• **Task directions**: Return the number of lines that include the string "matplotlib", without any other text.

• **Available records**:
◆ ◆ ◆
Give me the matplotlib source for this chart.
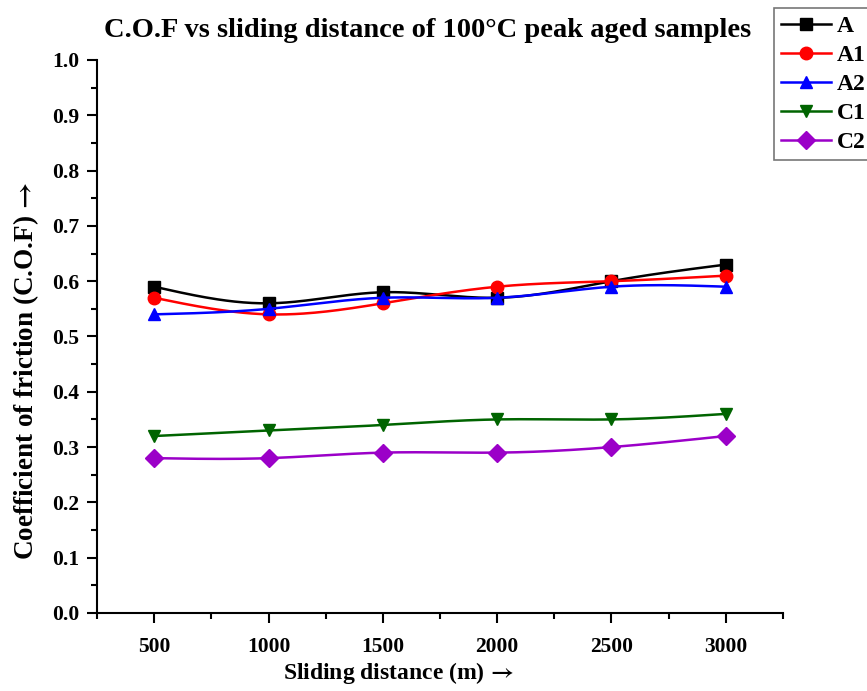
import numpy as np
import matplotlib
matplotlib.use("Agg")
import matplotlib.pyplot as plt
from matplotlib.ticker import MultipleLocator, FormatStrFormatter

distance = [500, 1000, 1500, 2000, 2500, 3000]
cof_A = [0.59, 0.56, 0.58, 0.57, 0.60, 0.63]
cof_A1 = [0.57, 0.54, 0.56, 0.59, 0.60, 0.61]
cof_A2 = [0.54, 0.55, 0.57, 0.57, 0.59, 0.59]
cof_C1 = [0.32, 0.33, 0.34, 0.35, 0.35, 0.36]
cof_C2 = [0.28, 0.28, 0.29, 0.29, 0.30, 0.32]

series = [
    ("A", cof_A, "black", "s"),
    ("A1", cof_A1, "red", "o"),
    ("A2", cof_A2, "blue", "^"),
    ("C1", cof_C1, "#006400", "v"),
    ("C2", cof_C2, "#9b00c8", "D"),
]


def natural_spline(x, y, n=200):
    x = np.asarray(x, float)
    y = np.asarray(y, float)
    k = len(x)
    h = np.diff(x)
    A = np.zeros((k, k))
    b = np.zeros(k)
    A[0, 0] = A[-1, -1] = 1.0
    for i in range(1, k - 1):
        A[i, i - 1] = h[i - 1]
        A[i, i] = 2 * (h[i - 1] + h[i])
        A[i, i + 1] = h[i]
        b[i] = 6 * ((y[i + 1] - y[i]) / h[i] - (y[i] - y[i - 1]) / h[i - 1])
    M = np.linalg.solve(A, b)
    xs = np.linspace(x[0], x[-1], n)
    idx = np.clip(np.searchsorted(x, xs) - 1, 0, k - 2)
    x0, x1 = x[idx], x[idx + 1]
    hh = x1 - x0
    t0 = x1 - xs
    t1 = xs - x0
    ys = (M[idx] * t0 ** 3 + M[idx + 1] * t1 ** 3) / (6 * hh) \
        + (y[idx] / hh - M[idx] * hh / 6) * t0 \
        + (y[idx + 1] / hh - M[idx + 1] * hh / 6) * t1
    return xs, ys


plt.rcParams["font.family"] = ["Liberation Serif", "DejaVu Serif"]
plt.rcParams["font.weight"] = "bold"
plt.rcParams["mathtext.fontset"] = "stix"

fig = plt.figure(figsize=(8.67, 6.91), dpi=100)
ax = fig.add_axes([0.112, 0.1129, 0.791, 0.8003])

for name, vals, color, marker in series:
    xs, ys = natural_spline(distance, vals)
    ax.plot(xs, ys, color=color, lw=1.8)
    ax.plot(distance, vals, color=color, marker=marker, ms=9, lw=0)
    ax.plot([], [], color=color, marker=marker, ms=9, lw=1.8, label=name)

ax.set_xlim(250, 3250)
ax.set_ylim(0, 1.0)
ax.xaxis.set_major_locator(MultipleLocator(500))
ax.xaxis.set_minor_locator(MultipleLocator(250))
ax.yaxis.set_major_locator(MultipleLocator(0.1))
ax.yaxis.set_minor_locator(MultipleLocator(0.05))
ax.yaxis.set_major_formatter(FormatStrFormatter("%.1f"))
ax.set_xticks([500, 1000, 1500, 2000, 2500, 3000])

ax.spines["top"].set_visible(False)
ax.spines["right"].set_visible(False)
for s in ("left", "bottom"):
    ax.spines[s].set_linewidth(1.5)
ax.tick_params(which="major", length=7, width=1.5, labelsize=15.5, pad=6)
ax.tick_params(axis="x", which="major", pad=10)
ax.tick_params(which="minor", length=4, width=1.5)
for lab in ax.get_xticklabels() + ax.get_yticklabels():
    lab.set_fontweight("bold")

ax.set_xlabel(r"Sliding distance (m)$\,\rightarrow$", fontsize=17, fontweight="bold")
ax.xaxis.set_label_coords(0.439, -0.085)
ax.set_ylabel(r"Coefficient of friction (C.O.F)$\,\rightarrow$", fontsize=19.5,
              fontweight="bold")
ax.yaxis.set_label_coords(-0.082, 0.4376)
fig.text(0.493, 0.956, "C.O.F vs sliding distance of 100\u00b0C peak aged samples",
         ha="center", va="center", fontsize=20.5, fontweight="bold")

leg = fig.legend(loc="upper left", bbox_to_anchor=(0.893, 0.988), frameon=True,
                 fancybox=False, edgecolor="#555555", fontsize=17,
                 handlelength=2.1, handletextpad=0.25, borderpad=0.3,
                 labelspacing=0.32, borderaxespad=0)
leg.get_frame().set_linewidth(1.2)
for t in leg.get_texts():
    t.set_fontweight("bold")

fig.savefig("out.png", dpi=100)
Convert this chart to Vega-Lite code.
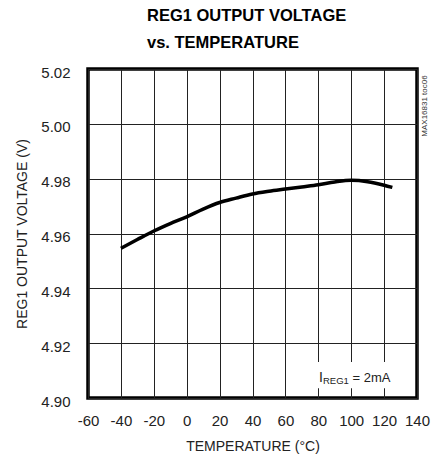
◆ ◆ ◆
• **Response**: 5